■好調な観光だが
沖縄県八重山事務所の発表によると、本年5月度の入域観光客数は前年比46%増の10.4万人を確保、5月までの累計では前年比30%増となり、このまま推移すると単純計算で目標を大きく上回る120万人に届く勢いとなっている。
沖縄県全体も好調で、前年比12%の伸びとなっているが、八重山エリアはまさに別次元の勢いといえる。

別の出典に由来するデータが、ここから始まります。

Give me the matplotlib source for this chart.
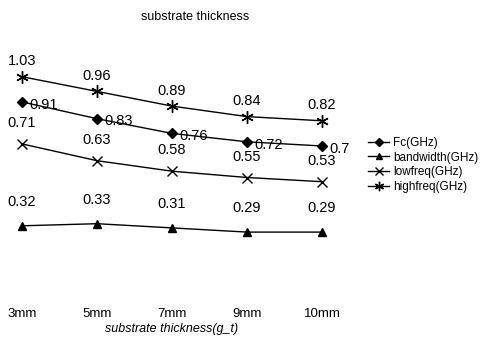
import matplotlib
matplotlib.use("Agg")
import matplotlib.pyplot as plt

plt.rcParams['font.family'] = ['Liberation Sans', 'DejaVu Sans']

categories = ["3mm", "5mm", "7mm", "9mm", "10mm"]
fc = [0.91, 0.83, 0.76, 0.72, 0.70]
bandwidth = [0.32, 0.33, 0.31, 0.29, 0.29]
lowfreq = [0.71, 0.63, 0.58, 0.55, 0.53]
highfreq = [1.03, 0.96, 0.89, 0.84, 0.82]

fig = plt.figure(figsize=(4.95, 3.38), dpi=100)
ax = fig.add_axes([7 / 495, 45 / 338, 330 / 495, 252 / 338])
xs = range(len(categories))

ax.plot(xs, fc, color="black", lw=1, marker="D", ms=5, label="Fc(GHz)")
ax.plot(xs, bandwidth, color="black", lw=1, marker="^", ms=6, label="bandwidth(GHz)")
ax.plot(xs, lowfreq, color="black", lw=1, marker="x", ms=7, mew=1, label="lowfreq(GHz)")
ax.plot(xs, highfreq, color="black", lw=1, marker=(6, 2, 0), ms=9, mew=1, label="highfreq(GHz)")

# data labels
for x, v in zip(xs, fc):
    ax.annotate(f"{v:g}", (x, v), xytext=(5, -2), textcoords="offset points",
                ha="left", va="center", fontsize=10.5)
for x, v in zip(xs, bandwidth):
    ax.annotate(f"{v:g}", (x, v), xytext=(0, 12), textcoords="offset points",
                ha="center", va="bottom", fontsize=10.5)
for x, v in zip(xs, lowfreq):
    ax.annotate(f"{v:g}", (x, v), xytext=(0, 10), textcoords="offset points",
                ha="center", va="bottom", fontsize=10.5)
for x, v in zip(xs, highfreq):
    ax.annotate(f"{v:g}", (x, v), xytext=(0, 6), textcoords="offset points",
                ha="center", va="bottom", fontsize=10.5)

ax.set_xlim(-0.2, 4.2)
ax.set_ylim(0, 1.2)
ax.set_xticks(list(xs))
ax.set_xticklabels(categories, fontsize=9.5)
ax.tick_params(length=0, pad=11)
ax.set_yticks([])
for s in ax.spines.values():
    s.set_visible(False)
ax.set_xlabel("substrate thickness(g_t)", fontsize=9, style="italic", labelpad=2)

fig.text(195 / 495, 1 - 17 / 338, "substrate thickness", ha="center", va="center", fontsize=9)

fig.legend(loc="upper left", bbox_to_anchor=(368 / 495, 1 - 137 / 338), frameon=False,
           fontsize=8.5, handlelength=1.8, handletextpad=0.3, labelspacing=0.22,
           markerscale=0.75, borderaxespad=0, borderpad=0)

fig.savefig("out.png", dpi=100)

躍進の原動力は八重山観光の魅力に加え、行政や業界の継続的な努力や新空港の開港によって路線や機材の拡充、格安航空会社の新規参入により、航空運賃低減が実現したことが大きいが、航空情勢や受け入れ不備によっては大きく変わる恐れが出てきた。
■航空競争激化
規制緩和によりJAL、ANAに続く第3勢力としてスカイマークが石垣空港にも就航したが、大手航空会社やLCCとの競争激化で苦境に立たされている。一度経営破綻したJALは政府主導で再建に成功し、昨年度の売り上げは1兆3093億円、純利益は1662億円となり、ANAの売り上げは1兆6010億円、純利益は188億円の黒字を確保した。
スカイマークの売り上げは859億円だが、競争激化により18億円の赤字に転落し、本年4月から6月までの決算では55億円の営業赤字という。エアバス社の超大型機発注をめぐるトラブルも発生し、「企業存続について、重要な疑義が生じている」と表明した。

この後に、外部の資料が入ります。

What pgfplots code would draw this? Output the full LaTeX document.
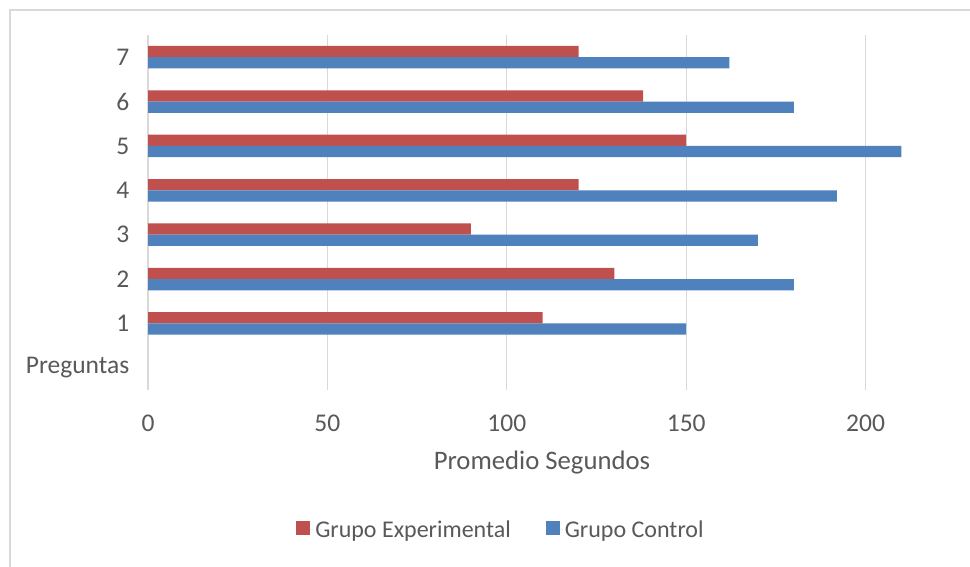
\documentclass[border=0pt]{standalone}
\usepackage{pgfplots}
\pgfplotsset{compat=1.18}
\usepackage{fontspec}
\setmainfont{Carlito}
\definecolor{cred}{HTML}{C0504D}
\definecolor{cblue}{HTML}{4F81BD}
\definecolor{ctext}{HTML}{595959}
\definecolor{cgrid}{HTML}{D9D9D9}
\begin{document}
\begin{tikzpicture}[x=1bp,y=1bp]
\useasboundingbox (0,0) rectangle (970,567);
\fill[white] (0,0) rectangle (970,567);
\clip (0,0) rectangle (970,567);
\draw[cgrid,line width=1.5bp] (10,0) -- (10,557) -- (975,557);
\begin{axis}[
  at={(148bp,177bp)}, anchor=south west,
  scale only axis, width=897bp, height=355bp,
  xmin=0, xmax=250, ymin=-0.5, ymax=7.5,
  xbar, bar width=11.3bp,
  xtick={0,50,...,200},
  ytick={0,1,...,7},
  yticklabels={Preguntas,1,2,3,4,5,6,7},
  axis line style={draw=none},
  major tick style={draw=none},
  xmajorgrids, grid style={cgrid,line width=1.2bp},
  /pgf/number format/assume math mode=true,
  ticklabel style={font=\fontsize{25.5bp}{30bp}\selectfont, text=ctext},
  xticklabel style={yshift=-21bp},
  yticklabel style={xshift=-11bp},
  xlabel={Promedio Segundos},
  xlabel style={font=\fontsize{26.7bp}{30bp}\selectfont, text=ctext, at={(axis description cs:0.4392,-0.203)}, anchor=center},
  legend columns=2,
  legend style={draw=none, fill=none, at={(axis description cs:0.3935,-0.394)}, anchor=center,
    font=\fontsize{24bp}{28bp}\selectfont, text=ctext,
    /tikz/every even column/.append style={column sep=33bp}},
  legend image code/.code={\fill[#1] (0bp,-5bp) rectangle (14bp,9bp);\path (0bp,0bp) -- (17bp,0bp);},
]
\addplot[fill=cred, draw=none, bar shift=5.65bp] coordinates {
  (110,1) (130,2) (90,3) (120,4) (150,5) (138,6) (120,7)};
\addlegendentry{Grupo Experimental}
\addplot[fill=cblue, draw=none, bar shift=-5.65bp] coordinates {
  (150,1) (180,2) (170,3) (192,4) (210,5) (180,6) (162,7)};
\addlegendentry{Grupo Control}
\end{axis}
\end{tikzpicture}
\end{document}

航空は沖縄本島や本土への交通手段として唯一のものであり、航空運賃の低減は新空港問題と共に長年の悲願であった。行政や地域が要請し続けた割高な航空運賃低減(那覇まで片道25800円)もスカイマークの新規参入による競争で一気に解決、5000円前後に低下し、八重山観光活況の要因となっている。「ユニットコスト」は旅客一人を1㌔運ぶのに要する総費用の単位だがANAで13円、JALで11円、スカイマークで8円、ピーチで6円という。那覇までの距離が401㌔とすれば高くても5213円程度がめどとなる。スカイマークが路線から撤退すれば法外な割高運賃が復活し、観光客は激減、離島住民の生活や産業が大きな打撃を受ける。
■行政や議会の出番
スカイマークは企業の存続をかけて不採算な地方路線から撤退することを視野に入れる意向と伝えられている。石垣市や議会は、他市町村や沖縄県と緊密に連携し、低額運賃を守るため、スカイマークへの支援活動や、支援策を推進する必要があるのではないか。支援にはJALなど前例もあり、大手による新参企業へのいじめともとれる過度な価格競争是正も課題だろう。

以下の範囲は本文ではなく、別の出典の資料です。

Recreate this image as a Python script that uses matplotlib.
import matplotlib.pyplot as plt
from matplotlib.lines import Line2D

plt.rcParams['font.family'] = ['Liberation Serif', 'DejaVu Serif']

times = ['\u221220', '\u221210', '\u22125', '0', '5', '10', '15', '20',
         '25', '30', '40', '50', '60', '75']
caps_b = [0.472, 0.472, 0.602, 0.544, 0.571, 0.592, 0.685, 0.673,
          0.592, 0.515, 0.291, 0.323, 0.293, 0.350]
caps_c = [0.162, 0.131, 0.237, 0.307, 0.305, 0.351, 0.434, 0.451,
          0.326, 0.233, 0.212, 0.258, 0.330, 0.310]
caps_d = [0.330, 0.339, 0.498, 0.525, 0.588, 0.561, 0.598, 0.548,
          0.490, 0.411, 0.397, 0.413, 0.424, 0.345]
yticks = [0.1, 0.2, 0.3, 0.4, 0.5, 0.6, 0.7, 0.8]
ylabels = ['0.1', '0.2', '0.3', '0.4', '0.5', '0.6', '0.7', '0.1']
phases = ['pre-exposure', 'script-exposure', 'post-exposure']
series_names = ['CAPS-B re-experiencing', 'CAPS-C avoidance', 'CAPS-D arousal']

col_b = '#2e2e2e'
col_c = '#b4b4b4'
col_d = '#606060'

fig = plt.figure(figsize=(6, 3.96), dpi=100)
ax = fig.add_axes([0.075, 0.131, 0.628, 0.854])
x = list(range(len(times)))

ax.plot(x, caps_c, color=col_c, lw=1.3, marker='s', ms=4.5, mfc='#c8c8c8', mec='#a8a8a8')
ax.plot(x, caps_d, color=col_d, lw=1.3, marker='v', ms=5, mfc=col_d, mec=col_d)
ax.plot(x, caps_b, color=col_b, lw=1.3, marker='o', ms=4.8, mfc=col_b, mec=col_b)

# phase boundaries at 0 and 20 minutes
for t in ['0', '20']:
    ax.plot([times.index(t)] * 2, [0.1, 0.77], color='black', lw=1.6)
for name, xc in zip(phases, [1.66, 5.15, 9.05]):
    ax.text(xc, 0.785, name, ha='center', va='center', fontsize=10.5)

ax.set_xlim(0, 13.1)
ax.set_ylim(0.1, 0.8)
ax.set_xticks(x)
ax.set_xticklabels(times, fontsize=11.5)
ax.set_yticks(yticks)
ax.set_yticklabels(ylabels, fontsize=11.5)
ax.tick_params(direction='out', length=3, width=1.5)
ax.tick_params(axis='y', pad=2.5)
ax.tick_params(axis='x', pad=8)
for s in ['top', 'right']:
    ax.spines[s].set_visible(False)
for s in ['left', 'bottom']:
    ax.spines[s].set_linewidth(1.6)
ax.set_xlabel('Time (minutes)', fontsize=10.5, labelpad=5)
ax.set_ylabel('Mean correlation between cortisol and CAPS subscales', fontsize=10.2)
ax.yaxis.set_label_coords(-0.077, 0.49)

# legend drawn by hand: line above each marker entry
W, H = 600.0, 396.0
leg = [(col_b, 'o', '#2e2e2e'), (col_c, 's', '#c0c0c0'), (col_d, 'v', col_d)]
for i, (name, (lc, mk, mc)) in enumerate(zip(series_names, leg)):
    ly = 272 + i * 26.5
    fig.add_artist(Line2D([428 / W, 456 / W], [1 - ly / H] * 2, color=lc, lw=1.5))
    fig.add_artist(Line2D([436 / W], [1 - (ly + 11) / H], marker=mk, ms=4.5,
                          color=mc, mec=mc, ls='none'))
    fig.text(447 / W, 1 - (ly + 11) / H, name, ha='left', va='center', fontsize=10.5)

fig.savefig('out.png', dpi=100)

また、八重山ビジターズビューローの川平湾、底地ビーチ、米原海岸、平久保崎など観光地の管理状況調査によると、トイレなどの使用不能、清掃の不備など維持管理が不十分と指摘され、観光客の不満が高まっている。観光客150万人時代に向け、イベントや誘客活動は観光協会など民間に委託を進め、行政はインフラ整備、航空路線維持展開などの交通政策、消費額や顧客満足度を高める政策に転換する必要がある。